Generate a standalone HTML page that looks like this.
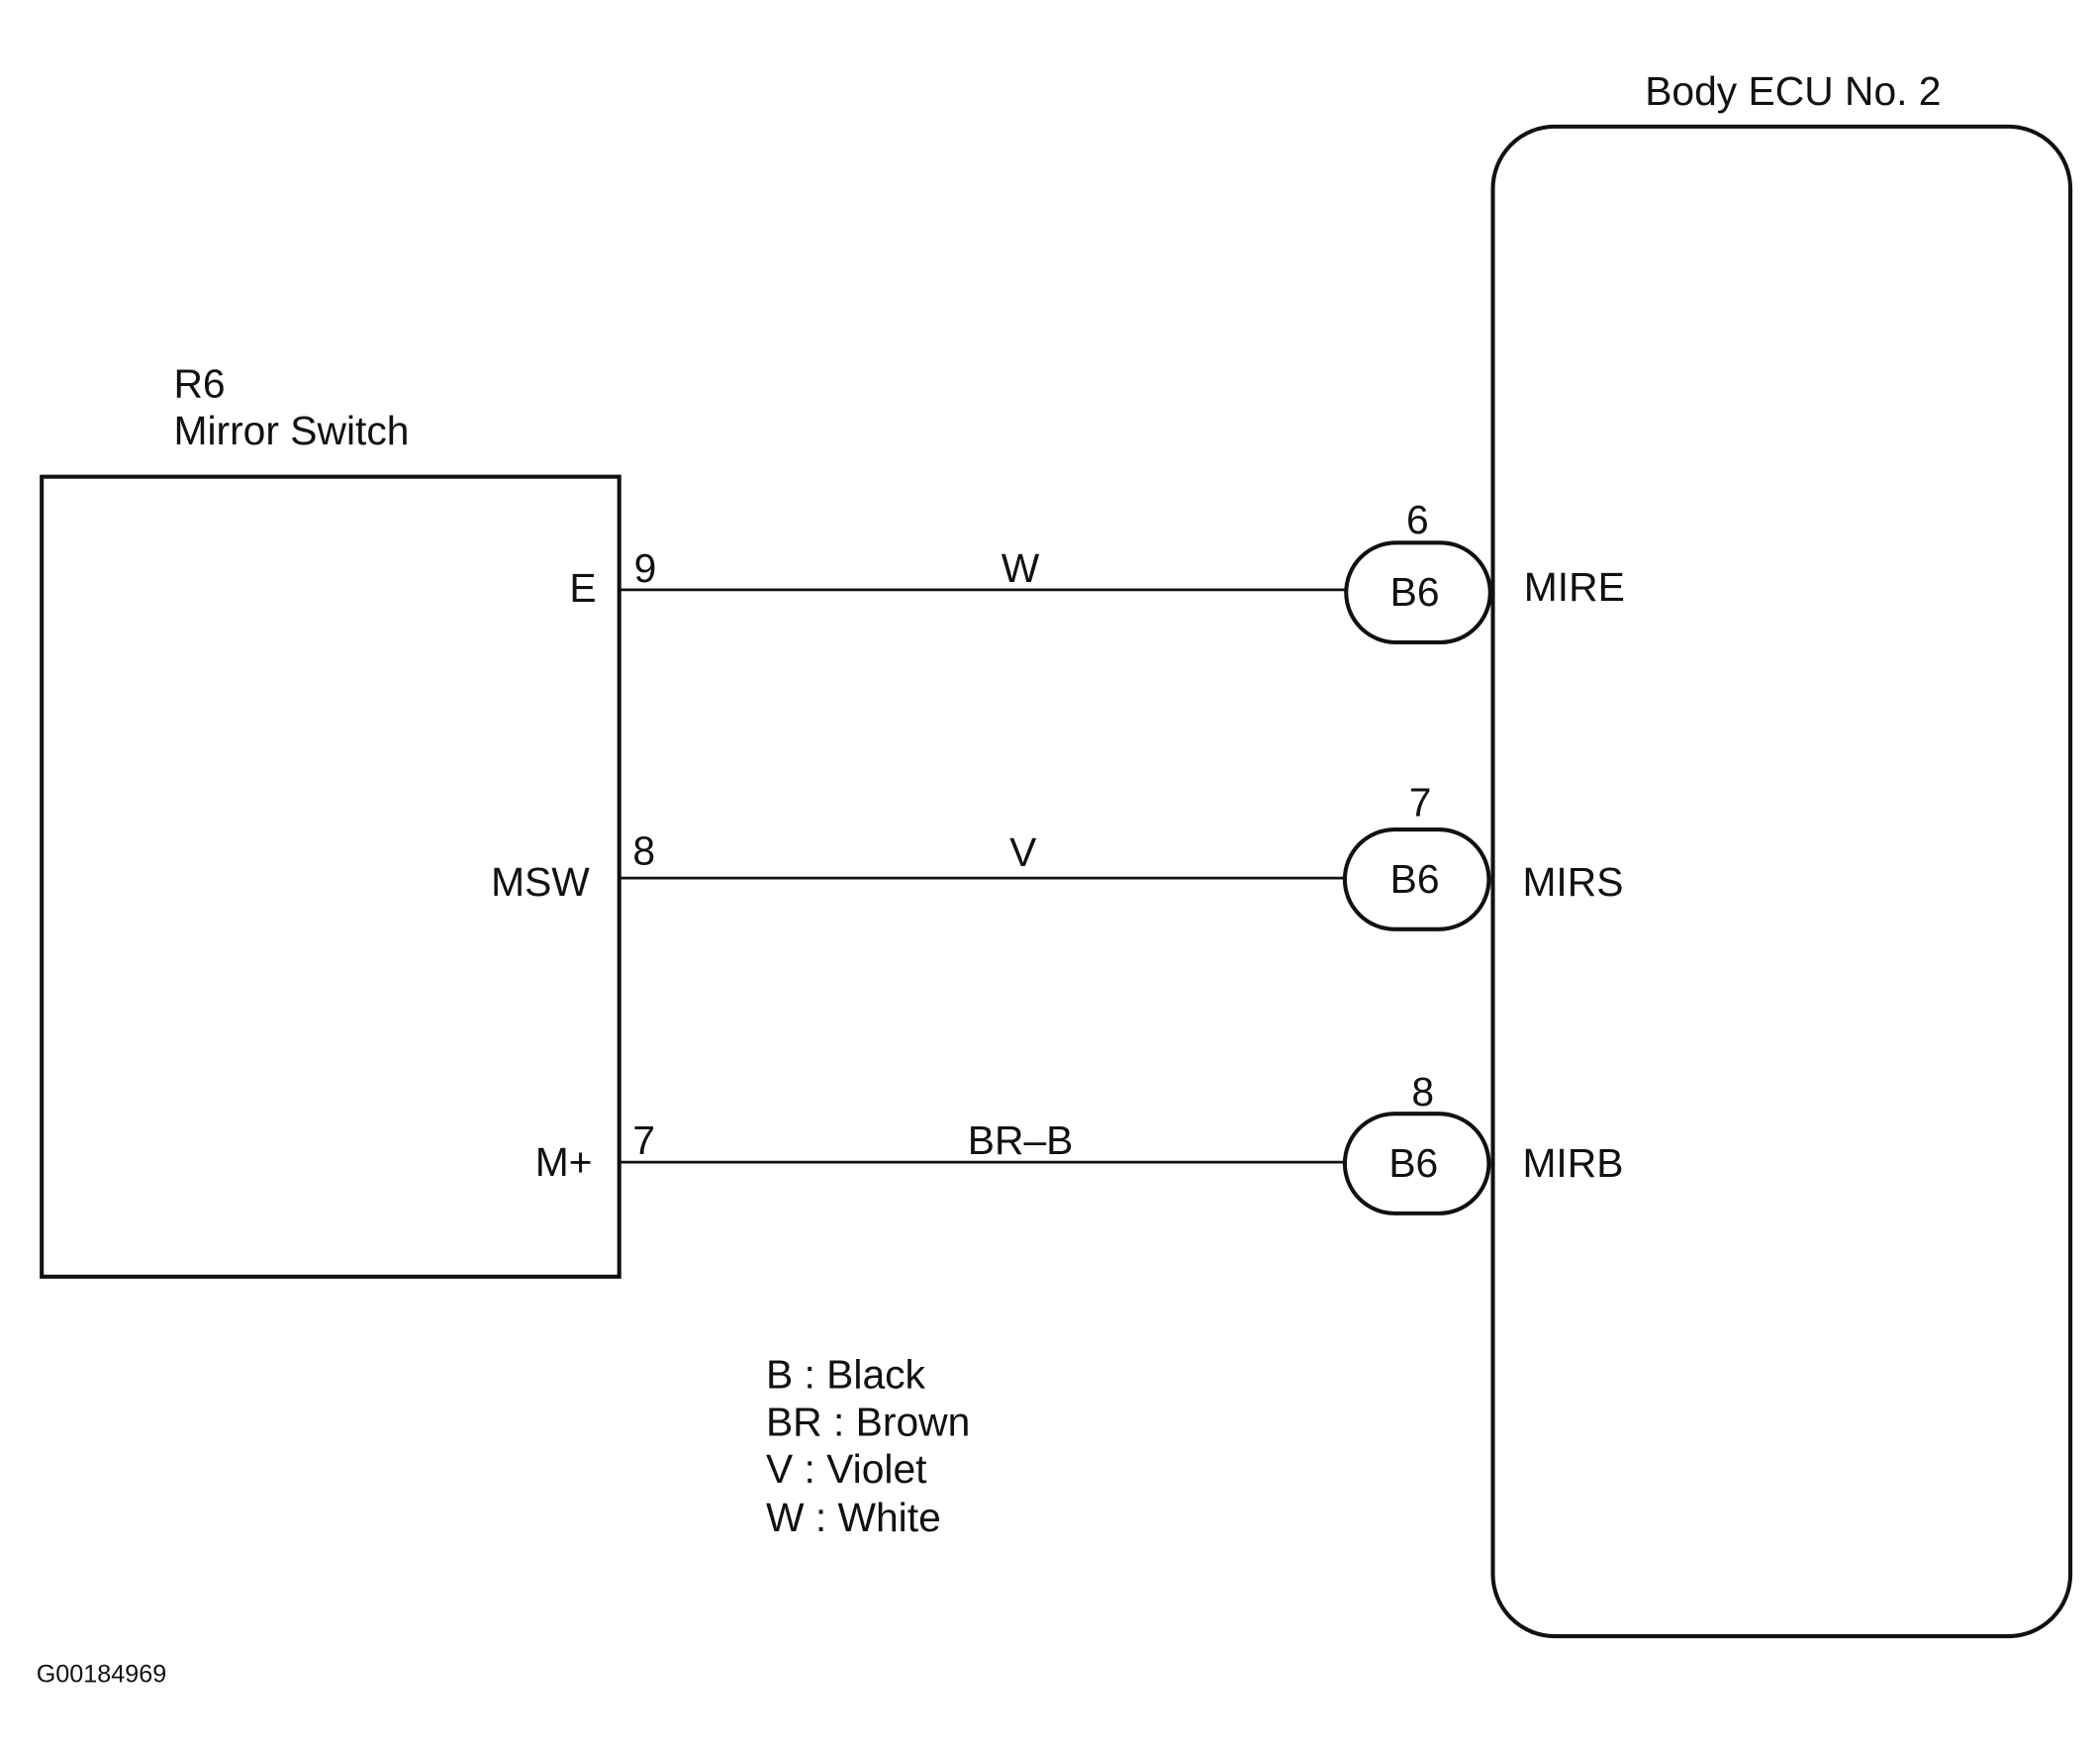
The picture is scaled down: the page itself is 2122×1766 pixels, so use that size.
<!DOCTYPE html>
<html><head><meta charset="utf-8"><style>
html,body{margin:0;padding:0;background:#fff;}
svg{display:block;}
text{font-family:"Liberation Sans",Arial,sans-serif;fill:#111;}
</style></head><body>
<svg width="2122" height="1766" viewBox="0 0 1560 1298" preserveAspectRatio="none" xmlns="http://www.w3.org/2000/svg">
<g fill="none" stroke="#111" stroke-width="3">
<rect x="31" y="354" width="429" height="594"/>
<rect x="1109" y="94" width="429" height="1121" rx="46" ry="46"/>
</g>
<g stroke="#111" stroke-width="2">
<line x1="460" y1="438" x2="1000" y2="438"/>
<line x1="460" y1="652" x2="1000" y2="652"/>
<line x1="460" y1="863" x2="1000" y2="863"/>
</g>
<g fill="#fff" stroke="#111" stroke-width="3">
<rect x="1000" y="403" width="107" height="74" rx="37" ry="37"/>
<rect x="999" y="616" width="107" height="74" rx="37" ry="37"/>
<rect x="999" y="827" width="107" height="74" rx="37" ry="37"/>
</g>
<g font-size="30">
<text x="129" y="295">R6</text>
<text x="129" y="330">Mirror Switch</text>
<text x="1222" y="78">Body ECU No. 2</text>
<text x="443" y="447" text-anchor="end">E</text>
<text x="438" y="665" text-anchor="end">MSW</text>
<text x="440" y="873" text-anchor="end">M+</text>
<text x="471" y="432">9</text>
<text x="470" y="642">8</text>
<text x="470" y="857">7</text>
<text x="758" y="432" text-anchor="middle">W</text>
<text x="760" y="643" text-anchor="middle">V</text>
<text x="758" y="857" text-anchor="middle">BR–B</text>
<text x="1053" y="396" text-anchor="middle">6</text>
<text x="1055" y="606" text-anchor="middle">7</text>
<text x="1057" y="821" text-anchor="middle">8</text>
<text x="1051" y="450" text-anchor="middle">B6</text>
<text x="1051" y="663" text-anchor="middle">B6</text>
<text x="1050" y="874" text-anchor="middle">B6</text>
<text x="1132" y="446">MIRE</text>
<text x="1131" y="665">MIRS</text>
<text x="1131" y="874">MIRB</text>
<text x="569" y="1031">B : Black</text>
<text x="569" y="1066">BR : Brown</text>
<text x="569" y="1101">V : Violet</text>
<text x="569" y="1137">W : White</text>
</g>
<text x="27" y="1249" font-size="18.5">G00184969</text>
</svg>
</body></html>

-*-*-

Would you set down the listing exactly, omitting pictures?

**SOLUTION**.
Generate a standalone HTML page that looks like this.
The picture is scaled down: the page itself is 2122×1766 pixels, so use that size.
<!DOCTYPE html>
<html><head><meta charset="utf-8"><style>
html,body{margin:0;padding:0;background:#fff;}
svg{display:block;}
text{font-family:"Liberation Sans",Arial,sans-serif;fill:#111;}
</style></head><body>
<svg width="2122" height="1766" viewBox="0 0 1560 1298" preserveAspectRatio="none" xmlns="http://www.w3.org/2000/svg">
<g fill="none" stroke="#111" stroke-width="3">
<rect x="31" y="354" width="429" height="594"/>
<rect x="1109" y="94" width="429" height="1121" rx="46" ry="46"/>
</g>
<g stroke="#111" stroke-width="2">
<line x1="460" y1="438" x2="1000" y2="438"/>
<line x1="460" y1="652" x2="1000" y2="652"/>
<line x1="460" y1="863" x2="1000" y2="863"/>
</g>
<g fill="#fff" stroke="#111" stroke-width="3">
<rect x="1000" y="403" width="107" height="74" rx="37" ry="37"/>
<rect x="999" y="616" width="107" height="74" rx="37" ry="37"/>
<rect x="999" y="827" width="107" height="74" rx="37" ry="37"/>
</g>
<g font-size="30">
<text x="129" y="295">R6</text>
<text x="129" y="330">Mirror Switch</text>
<text x="1222" y="78">Body ECU No. 2</text>
<text x="443" y="447" text-anchor="end">E</text>
<text x="438" y="665" text-anchor="end">MSW</text>
<text x="440" y="873" text-anchor="end">M+</text>
<text x="471" y="432">9</text>
<text x="470" y="642">8</text>
<text x="470" y="857">7</text>
<text x="758" y="432" text-anchor="middle">W</text>
<text x="760" y="643" text-anchor="middle">V</text>
<text x="758" y="857" text-anchor="middle">BR–B</text>
<text x="1053" y="396" text-anchor="middle">6</text>
<text x="1055" y="606" text-anchor="middle">7</text>
<text x="1057" y="821" text-anchor="middle">8</text>
<text x="1051" y="450" text-anchor="middle">B6</text>
<text x="1051" y="663" text-anchor="middle">B6</text>
<text x="1050" y="874" text-anchor="middle">B6</text>
<text x="1132" y="446">MIRE</text>
<text x="1131" y="665">MIRS</text>
<text x="1131" y="874">MIRB</text>
<text x="569" y="1031">B : Black</text>
<text x="569" y="1066">BR : Brown</text>
<text x="569" y="1101">V : Violet</text>
<text x="569" y="1137">W : White</text>
</g>
<text x="27" y="1249" font-size="18.5">G00184969</text>
</svg>
</body></html>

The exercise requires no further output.